以前にも書いた記憶がありますね。脳膿瘍は医師泣かせの面倒くさい疾患で、スマートに治療出来る薬剤が限られています。起炎菌によっては、スマートに治療出来る薬剤がなかったりします。これは黄色ブドウ球菌(MSSA)の場合ですね。ペニシリナーゼ耐性ペニシリン(ナフシリンとかオキサシリンとか)が日本にはないせいですが、これから先も市場に出てくることはないであろうと考えられます。この場合はたぶん、CTRXとか、CTXを使わざるを得ないでしょう。

さて、写真があったらいいのですが、こんかいは写真はありません。残念。夕方脳外科から電話がかかってきて、脳膿瘍の患者さんがいていまからオペに入るから、穿刺吸引した膿瘍をグラム染色で見てくれ、ということ。即座にOKして待つこと2時間。検査室に吸引されてきた膿瘍がやってきました。
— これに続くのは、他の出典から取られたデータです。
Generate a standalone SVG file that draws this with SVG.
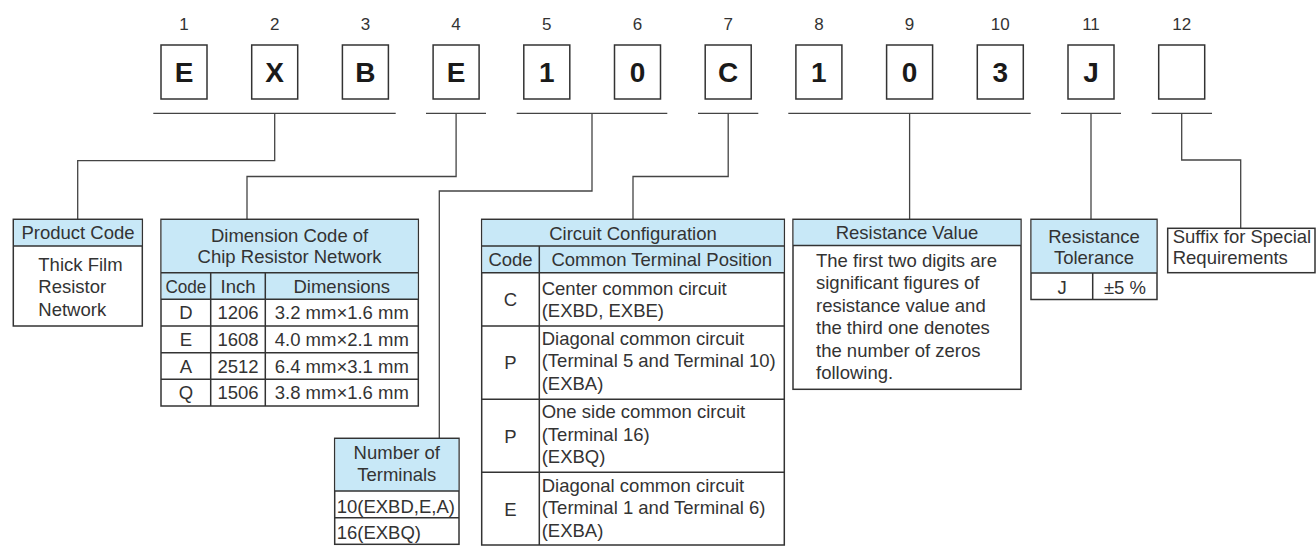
<svg xmlns="http://www.w3.org/2000/svg" width="1316" height="551" viewBox="0 0 1316 551">
<style>
text{font-family:"Liberation Sans",Arial,Helvetica,sans-serif;fill:#333;font-size:18.5px}
.num{font-size:17px;text-anchor:middle}
.let{font-size:28px;font-weight:bold;text-anchor:middle;fill:#1a1a1a}
.c{text-anchor:middle}
.box{fill:#fff;stroke:#333;stroke-width:1.5}
.hd{fill:#c8e8f7;stroke:none}
.ln{stroke:#333;stroke-width:1.5;fill:none}
.cn{stroke:#444;stroke-width:1.3;fill:none}
</style>
<g id="code-boxes">
<rect class="box" x="161" y="45" width="46" height="54"/>
<rect class="box" x="251.7" y="45" width="46" height="54"/>
<rect class="box" x="342.4" y="45" width="46" height="54"/>
<rect class="box" x="433.1" y="45" width="46" height="54"/>
<rect class="box" x="523.8" y="45" width="46" height="54"/>
<rect class="box" x="614.5" y="45" width="46" height="54"/>
<rect class="box" x="705.2" y="45" width="46" height="54"/>
<rect class="box" x="795.9" y="45" width="46" height="54"/>
<rect class="box" x="886.6" y="45" width="46" height="54"/>
<rect class="box" x="977.3" y="45" width="46" height="54"/>
<rect class="box" x="1068" y="45" width="46" height="54"/>
<rect class="box" x="1158.7" y="45" width="46" height="54"/>
<text class="num" x="184" y="29.5">1</text>
<text class="num" x="274.7" y="29.5">2</text>
<text class="num" x="365.4" y="29.5">3</text>
<text class="num" x="456.1" y="29.5">4</text>
<text class="num" x="546.8" y="29.5">5</text>
<text class="num" x="637.5" y="29.5">6</text>
<text class="num" x="728.2" y="29.5">7</text>
<text class="num" x="818.9" y="29.5">8</text>
<text class="num" x="909.6" y="29.5">9</text>
<text class="num" x="1000.3" y="29.5">10</text>
<text class="num" x="1091" y="29.5">11</text>
<text class="num" x="1181.7" y="29.5">12</text>
<text class="let" x="184" y="82">E</text>
<text class="let" x="274.7" y="82">X</text>
<text class="let" x="365.4" y="82">B</text>
<text class="let" x="456.1" y="82">E</text>
<text class="let" x="546.8" y="82">1</text>
<text class="let" x="637.5" y="82">0</text>
<text class="let" x="728.2" y="82">C</text>
<text class="let" x="818.9" y="82">1</text>
<text class="let" x="909.6" y="82">0</text>
<text class="let" x="1000.3" y="82">3</text>
<text class="let" x="1091" y="82">J</text>
</g>
<g id="connectors">
<path class="cn" d="M153.3 113.3H395.7M426 113.3H486M516.7 113.3H667.3M698 113.3H758.3M788.3 113.3H1030.7M1061 113.3H1121M1151.7 113.3H1212"/>
<path class="cn" d="M274.7 113.3V160.7H77.7V219.3"/>
<path class="cn" d="M456.1 113.3V176.5H247V219.3"/>
<path class="cn" d="M592 113.3V191H439.3V438.3"/>
<path class="cn" d="M728.2 113.3V176.5H633V219.3"/>
<path class="cn" d="M909.6 113.3V219.3"/>
<path class="cn" d="M1091 113.3V219.3"/>
<path class="cn" d="M1181.7 113.3V160H1240.7V228.3"/>
</g>
<g id="product-code">
<rect class="box" x="13.3" y="219.3" width="129" height="106.7"/>
<rect class="hd" x="14" y="220" width="127.5" height="26"/>
<path class="ln" d="M13.3 246H142.3"/>
<text class="c" x="78" y="239">Product Code</text>
<text x="38.3" y="270.7">Thick Film</text>
<text x="38.3" y="293.3">Resistor</text>
<text x="38.3" y="315.7">Network</text>
</g>
<g id="dimension-code">
<rect class="box" x="161" y="219.3" width="257.3" height="186.7"/>
<rect class="hd" x="161.7" y="220" width="255.9" height="79.3"/>
<path class="ln" d="M161 272.7H418.3M161 299.3H418.3M161 326H418.3M161 352.7H418.3M161 379.3H418.3M210.7 272.7V406M265.3 272.7V406"/>
<text class="c" x="289.6" y="241.7">Dimension Code of</text>
<text class="c" x="289.6" y="263.3">Chip Resistor Network</text>
<text class="c" x="185.9" y="292.6" textLength="41" lengthAdjust="spacingAndGlyphs">Code</text>
<text class="c" x="238" y="292.6">Inch</text>
<text class="c" x="341.8" y="292.6">Dimensions</text>
<text class="c" x="185.9" y="319.3">D</text>
<text class="c" x="238" y="319.3">1206</text>
<text class="c" x="341.8" y="319.3">3.2 mm×1.6 mm</text>
<text class="c" x="185.9" y="346">E</text>
<text class="c" x="238" y="346">1608</text>
<text class="c" x="341.8" y="346">4.0 mm×2.1 mm</text>
<text class="c" x="185.9" y="372.6">A</text>
<text class="c" x="238" y="372.6">2512</text>
<text class="c" x="341.8" y="372.6">6.4 mm×3.1 mm</text>
<text class="c" x="185.9" y="399.3">Q</text>
<text class="c" x="238" y="399.3">1506</text>
<text class="c" x="341.8" y="399.3">3.8 mm×1.6 mm</text>
</g>
<g id="number-of-terminals">
<rect class="box" x="334.7" y="438.3" width="124.3" height="106"/>
<rect class="hd" x="335.4" y="439" width="122.9" height="52"/>
<path class="ln" d="M334.7 491H459M334.7 517.7H459"/>
<text class="c" x="396.8" y="459.3">Number of</text>
<text class="c" x="396.8" y="481">Terminals</text>
<text x="336.7" y="512.7">10(EXBD,E,A)</text>
<text x="336.7" y="539">16(EXBQ)</text>
</g>
<g id="circuit-configuration">
<rect class="box" x="481.7" y="219.3" width="302.6" height="325.7"/>
<rect class="hd" x="482.4" y="220" width="301.2" height="52.7"/>
<path class="ln" d="M481.7 246H784.3M481.7 272.7H784.3M481.7 326H784.3M481.7 399.3H784.3M481.7 472.3H784.3M539.3 246V545"/>
<text class="c" x="633" y="239.5">Circuit Configuration</text>
<text class="c" x="510.5" y="265.5">Code</text>
<text class="c" x="661.8" y="265.5">Common Terminal Position</text>
<text class="c" x="510.5" y="306">C</text>
<text x="541.7" y="295">Center common circuit</text>
<text x="541.7" y="317.3">(EXBD, EXBE)</text>
<text class="c" x="510.5" y="369.3">P</text>
<text x="541.7" y="345">Diagonal common circuit</text>
<text x="541.7" y="367.3">(Terminal 5 and Terminal 10)</text>
<text x="541.7" y="390">(EXBA)</text>
<text class="c" x="510.5" y="442.5">P</text>
<text x="541.7" y="418.3">One side common circuit</text>
<text x="541.7" y="440.7">(Terminal 16)</text>
<text x="541.7" y="463.3">(EXBQ)</text>
<text class="c" x="510.5" y="515.5">E</text>
<text x="541.7" y="491.7">Diagonal common circuit</text>
<text x="541.7" y="514">(Terminal 1 and Terminal 6)</text>
<text x="541.7" y="536.7">(EXBA)</text>
</g>
<g id="resistance-value">
<rect class="box" x="793" y="219.3" width="228" height="170"/>
<rect class="hd" x="793.7" y="220" width="226.6" height="25.4"/>
<path class="ln" d="M793 245.4H1021"/>
<text class="c" x="907" y="239">Resistance Value</text>
<text x="816" y="266.7">The first two digits are</text>
<text x="816" y="289.2">significant figures of</text>
<text x="816" y="311.7">resistance value and</text>
<text x="816" y="334.2">the third one denotes</text>
<text x="816" y="356.7">the number of zeros</text>
<text x="816" y="379.2">following.</text>
</g>
<g id="resistance-tolerance">
<rect class="box" x="1031" y="219.3" width="126" height="80.2"/>
<rect class="hd" x="1031.7" y="220" width="124.6" height="53"/>
<path class="ln" d="M1031 273H1157M1092.7 273V299.5"/>
<text class="c" x="1094" y="242.7">Resistance</text>
<text class="c" x="1094" y="264">Tolerance</text>
<text class="c" x="1062" y="294.3">J</text>
<text class="c" x="1125" y="294.3">±5 %</text>
</g>
<g id="suffix">
<rect class="box" x="1167.7" y="228.3" width="147.3" height="44.4"/>
<text x="1172.7" y="243.3">Suffix for Special</text>
<text x="1172.7" y="264">Requirements</text>
</g>
</svg>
検体の外観はバリバリの膿瘍。あけてみたら、やたらと臭い。この臭いが重要。嫌気性菌がいるだろう、という見当がつけられます。ほんとにいるかどうかは別問題。あくまでも心構えの問題です。さっそくグラム染色をしてみると、あたり一面に白血球と、グラム陽性の球菌が。小さめのレンサ球菌で、おそらくStreptococciでしょう。口腔内の常在菌ですね。虫歯はないかな?

で、ここで終わってしまうとエラい目にあうわけで、じつはよくよく見るとむちゃくちゃ薄く染まったグラム陰性桿菌が多数存在していました。これが嫌気性菌の厄介なところです。脳膿瘍の基本は、「Streptococci+Anaerobes」で、Streptococciだけを見つけて安心すると、背景のグラム陰性桿菌を見逃してしまいます。特別な事情がないかぎりは、脳膿瘍の起炎菌はまず口腔内の常在菌を考える。見逃さないための第一歩かな、と勝手に思っています。

  1. 基本は口腔内の常在菌。つまるところ、Streptococci+嫌気性菌の組み合わせが非常に多い。
  2. そのため、外観はバリバリの膿瘍。当然のごとく検体は臭い。
  3. 培養すると、おおむねSt.milleri groupなどが分離される。個人的には、それに加えてFusobacteriumが多い気がする。
  4. 鏡検でFusoは非常に見づらい。油断していると見逃してしまうため注意。つねに「いるかもしれない」と考えておくことが重要で、膿瘍+臭い=嫌気性菌でなければ「何かおかしい」と思う方がよりセイフティ。
  5. ノカルジアを見たら、別の原発臓器の検索も必須かもしれない。幸いにも、私自身は脳膿瘍でノカルジアの経験はない。その他、マレな起炎菌については成書をどうぞ。
  6. 治療薬については、難しいところかもしれない。専門医の領域。理論上はABPC+MZとか、PCG+MZでもカバー出来るかもしれないと思うが、MZを勧めた経験はない。
    • Bacteroidesが関与する場合が泣き所で、その場合は第三世代+MZか?
    • CLDMの利用価値はについてはよくわからない。ダメだという意見と、使えるかもしれないという意見と、両方を見たことがある。個人的には、ダメだと云う意見を支持する明確な根拠と、大丈夫だという意見を明確に支持する根拠がそろうまでは保留。
      • ダメだと云われると非常に苦しいのは事実。しかし、ダラシンには中枢神経系感染症への適応が記載されていないのも事実。

久しぶりの脳膿瘍でした。この場合、抗生剤の選択はABPC+MZでしょうか。強者はPCGだけで治療するらしいですが、恐ろしすぎてそんなこと考えたこともありません(笑)。

追記

ちなみに同定結果は、Ps.microsとFuso.nucleatumでした。妥当なところ?